Now that this is a bit clearer, the next step is to get hold of a migrated
OES database that’s going to 10g, identify whether the specific conditions for
compressed composites are met, implement them and do some benchmarking. We’ve
got a couple of clients who are looking to implement this feature so I’ll report
back with results in due course. Once again full details on compressed
composites can be found in the
OLAP DML Reference available on OTN.

January 7th, 2005 at 8:48 pm
Mark, the compression benefit does apply only when you tend to have “sticks” – for instance, if JAN, FEB, MAR roll up into Q1, but only FEB exists. We’ve seen that most data these days is sparse enough that compression is usually a benefit, and when it doesn’t help, it usually doesn’t hurt either.

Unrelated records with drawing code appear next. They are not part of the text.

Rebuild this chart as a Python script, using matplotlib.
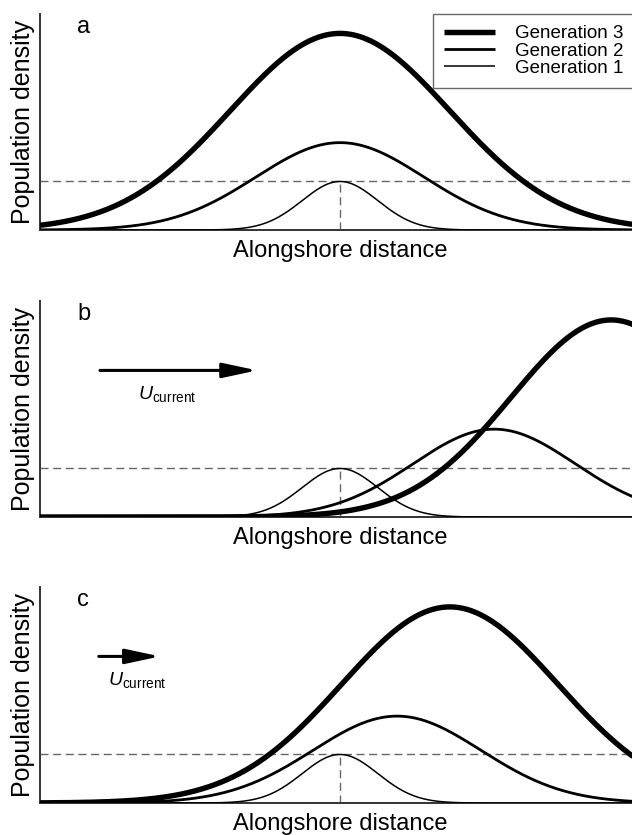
import numpy as np
import matplotlib
matplotlib.use("Agg")
import matplotlib.pyplot as plt

plt.rcParams['font.family'] = ['Liberation Sans', 'DejaVu Sans']
plt.rcParams['mathtext.fontset'] = 'custom'
plt.rcParams['mathtext.rm'] = 'Liberation Sans'
plt.rcParams['mathtext.it'] = 'Liberation Sans:italic'

# ---- data (x: alongshore distance, arbitrary units; y: density, Gen1 peak = 1)
panels = ["a", "b", "c"]
generations = ["Generation 1", "Generation 2", "Generation 3"]
# peak heights per panel [gen1, gen2, gen3]
peak_a = [1.0, 1.80, 4.05]
peak_b = [1.0, 1.81, 4.06]
peak_c = [1.0, 1.79, 4.04]
# peak positions per panel
center_a = [0.0, 0.0, 0.0]
center_b = [0.0, 2.57, 4.52]
center_c = [0.0, 0.95, 1.83]
# spread (standard deviation) per panel
width_a = [0.63, 1.40, 1.83]
width_b = [0.63, 1.35, 1.67]
width_c = [0.63, 1.40, 1.80]
# current arrow (start, end) per panel, None for panel a
current_a = None
current_b = (-4.0, -1.38)
current_c = (-4.02, -3.0)

peaks = [peak_a, peak_b, peak_c]
centers = [center_a, center_b, center_c]
widths = [width_a, width_b, width_c]
currents = [current_a, current_b, current_c]

lws = [1.1, 2.0, 3.9]

fig = plt.figure(figsize=(6.32, 8.35), dpi=100)
W, H = 632.0, 835.0
left_px, width_px, h_px = 40.0, 600.0, 216.0
bottoms_px = [230.0, 517.0, 803.0]

x = np.linspace(-5, 5, 2001)
spine_col = '#333333'
dash_col = '#666666'

for i, p in enumerate(panels):
    ax = fig.add_axes([left_px / W, 1 - bottoms_px[i] / H, width_px / W, h_px / H])
    ax.set_xlim(-5, 5)
    ax.set_ylim(0, 4.45)
    for s in ['top', 'right']:
        ax.spines[s].set_visible(False)
    for s in ['left', 'bottom']:
        ax.spines[s].set_color(spine_col)
        ax.spines[s].set_linewidth(1.4)
    ax.set_xticks([])
    ax.set_yticks([])

    # reference dashed lines at generation-1 peak
    ax.axhline(peaks[i][0], color=dash_col, lw=1.0, dashes=(5.8, 3.3), zorder=1)
    ax.vlines(centers[i][0], 0, peaks[i][0], color=dash_col, lw=1.0,
              linestyles=(0, (5.8, 3.3)), zorder=1)

    handles = []
    for g in range(3):
        y = peaks[i][g] * np.exp(-0.5 * ((x - centers[i][g]) / widths[i][g]) ** 2)
        ln, = ax.plot(x, y, color='black', lw=lws[g], solid_capstyle='butt',
                      label=generations[g], zorder=3 + g, clip_on=True)
        handles.append(ln)

    ax.set_xlabel('Alongshore distance', fontsize=17, va='center')
    ax.xaxis.set_label_coords(0.5, -21 / h_px)
    ax.set_ylabel('Population density', fontsize=18, va='center')
    ax.yaxis.set_label_coords(-17 / width_px, 0.5)

    ax.text(-4.38, 4.05, p, fontsize=17, ha='left', va='baseline')

    if currents[i] is not None:
        x0, x1 = currents[i]
        ax.annotate('', xy=(x1, 3.02), xytext=(x0, 3.02),
                    arrowprops=dict(arrowstyle='-|>,head_length=2.1,head_width=0.45',
                                    lw=2.2, color='black', shrinkA=0, shrinkB=0))
        ax.text(x0 + (0.63 if i == 1 else 0.15), 2.54, r'$U_{\mathrm{current}}$',
                fontsize=14, ha='left', va='center')

    if i == 0:
        leg = ax.legend(handles[::-1], [h.get_label() for h in handles[::-1]],
                        loc='upper left', bbox_to_anchor=((433 - left_px) / width_px, 1.0),
                        borderaxespad=0, fontsize=13.5, frameon=True, fancybox=False,
                        handlelength=2.7, handletextpad=1.05, borderpad=0.6,
                        labelspacing=0.0)
        leg.get_frame().set_edgecolor('#444444')
        leg.get_frame().set_linewidth(1.0)
        leg.set_zorder(10)

fig.savefig('out.png', dpi=100)
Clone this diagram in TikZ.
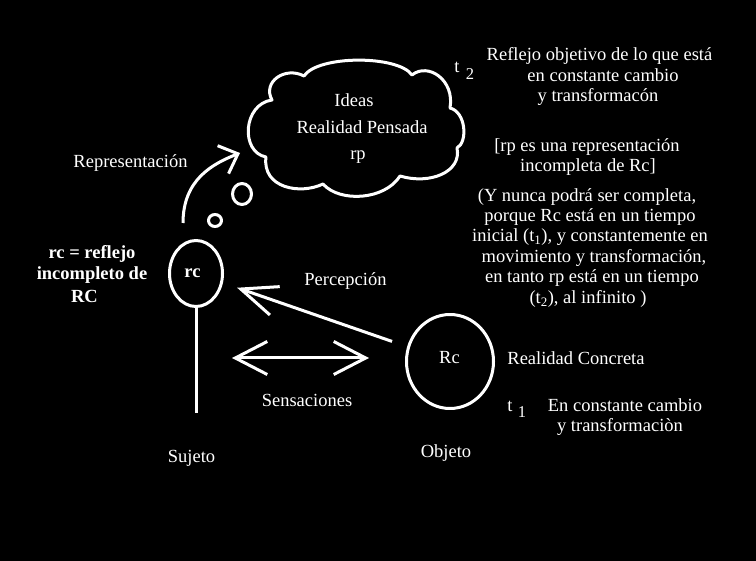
\documentclass[tikz,border=0pt]{standalone}
\usepackage{fontspec}
\setmainfont{Liberation Serif}
\usetikzlibrary{arrows.meta,shapes.geometric}
\begin{document}
\begin{tikzpicture}[x=1pt,y=-1pt,line width=3pt,white,line join=round,
  txt/.style={text=white,font=\fontsize{18.5}{21.5}\selectfont,inner sep=0pt,anchor=base},
  txtb/.style={txt,font=\fontsize{18.5}{21.5}\selectfont\bfseries},
  idx/.style={txt,font=\fontsize{16.5}{16.5}\selectfont},
  shp/.style={ellipse,draw=white,inner sep=0pt},
  barbA/.style={-{Straight Barb[length=36pt,width=30pt]}},
  barbB/.style={{Straight Barb[length=32pt,width=33pt]}-{Straight Barb[length=32pt,width=33pt]}},
  barbC/.style={-{Straight Barb[length=16pt,width=30pt]}}]
\fill[black] (0,0) rectangle (756,561);
\useasboundingbox (0,0) rectangle (756,561);

% cloud
\draw (266,157) .. controls (240,152) and (243,104) .. (272,100)
  .. controls (262,82) and (285,66) .. (304,76)
  .. controls (318,55) and (398,55) .. (412,75)
  .. controls (428,62) and (455,80) .. (450,108)
  .. controls (466,112) and (468,142) .. (457,148)
  .. controls (462,172) and (430,185) .. (400,176)
  .. controls (385,200) and (340,203) .. (323,184)
  .. controls (300,195) and (262,188) .. cycle;
\node[txt] (ideas) at (354,107) {Ideas};
\node[txt] (rpens) at (362,134) {Realidad Pensada};
\node[txt] (rp) at (358,160) {rp};

% bubbles
\node[shp,minimum width=19,minimum height=21] (bub1) at (242,194) {};
\node[shp,minimum width=13,minimum height=12] (bub2) at (215,220.5) {};

% t2
\node[txt] (t2t) at (457,73) {t};
\node[idx] (t2n) at (470,80) {2};

% right block
\node[txt] (r1) at (599.5,60.7) {Reflejo objetivo de lo que está};
\node[txt] (r2) at (603,81.7) {en constante cambio};
\node[txt] (r3) at (598,101.7) {y transformacón};
\node[txt] (r4) at (587,151.7) {[rp es una representación};
\node[txt] (r5) at (588,171.7) {incompleta de Rc]};
\node[txt] (r6) at (587,201.7) {(Y nunca podrá ser completa,};
\node[txt] (r7) at (590,221.7) {porque Rc está en un tiempo};
\node[txt] (r8) at (590,242) {inicial (t\textsubscript{1}), y constantemente en};
\node[txt] (r9) at (594,262.7) {movimiento y transformación,};
\node[txt] (r10) at (592,283) {en tanto rp está en un tiempo};
\node[txt] (r11) at (588,304) {(t\textsubscript{2}), al infinito )};

% subject
\node[shp,minimum width=53,minimum height=66] (rc) at (196,273.5) {};
\node[txtb] (rcl) at (192.5,278) {rc};
\coordinate (sujbase) at (196,413);
\draw (rc.south) -- (sujbase);
\node[txtb] (d1) at (92,259) {rc = reflejo};
\node[txtb] (d2) at (92,280) {incompleto de};
\node[txtb] (d3) at (84.5,302.7) {RC};
\node[txt] (suj) at (191.5,462.7) {Sujeto};

% representation arrow
\node[txt] (repr) at (130.5,168) {Representación};
\coordinate (rA) at (183,223);
\coordinate (rB) at (240,153);
\draw[barbC] (rA) .. controls (183,180) and (212,164) .. (rB);

% object
\node[shp,minimum width=87,minimum height=94] (Rc) at (450,361.5) {};
\node[txt] (Rcl) at (449.5,363.3) {Rc};
\node[txt] (realc) at (576,365) {Realidad Concreta};
\node[txt] (obj) at (446,458) {Objeto};
\node[txt] (t1t) at (510,411.7) {t};
\node[idx] (t1n) at (522,418) {1};
\node[txt] (c1) at (625,411.7) {En constante cambio};
\node[txt] (c2) at (620,431.7) {y transformaciòn};

% perception
\node[txt] (perc) at (345.5,285.7) {Percepción};
\draw[barbA,shorten <=16pt,shorten >=15pt] (Rc) -- (rc);

% sensations
\coordinate (sL) at (232,358);
\coordinate (sR) at (369,358);
\draw[barbB] (sL) -- (sR);
\node[txt] (sens) at (307,407) {Sensaciones};
\end{tikzpicture}
\end{document}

And when it does help, it’s often huge – we saw one customer data set (from manufacturing) where it brought build time down from about 2 hours to a scant 15 minutes.
The “limited” application is more about restrictions that come into play when you’re using compressed composites – in the initial release you can only aggregate compressed composites using SUM, and you can’t write data into a variable dimensioned by a compressed composite that has been aggregated without first clearing out the aggregated data. There are probably others, but those are the ones that jump to mind first. Like all features, compressed composites are being continually improved and you can be sure that future releases will relax or remove many of the current limiations.
January 7th, 2005 at 8:51 pm
…of course, I’m speaking for myself, comments should not be construed as company positions, these are all opinions, etc, etc, etc.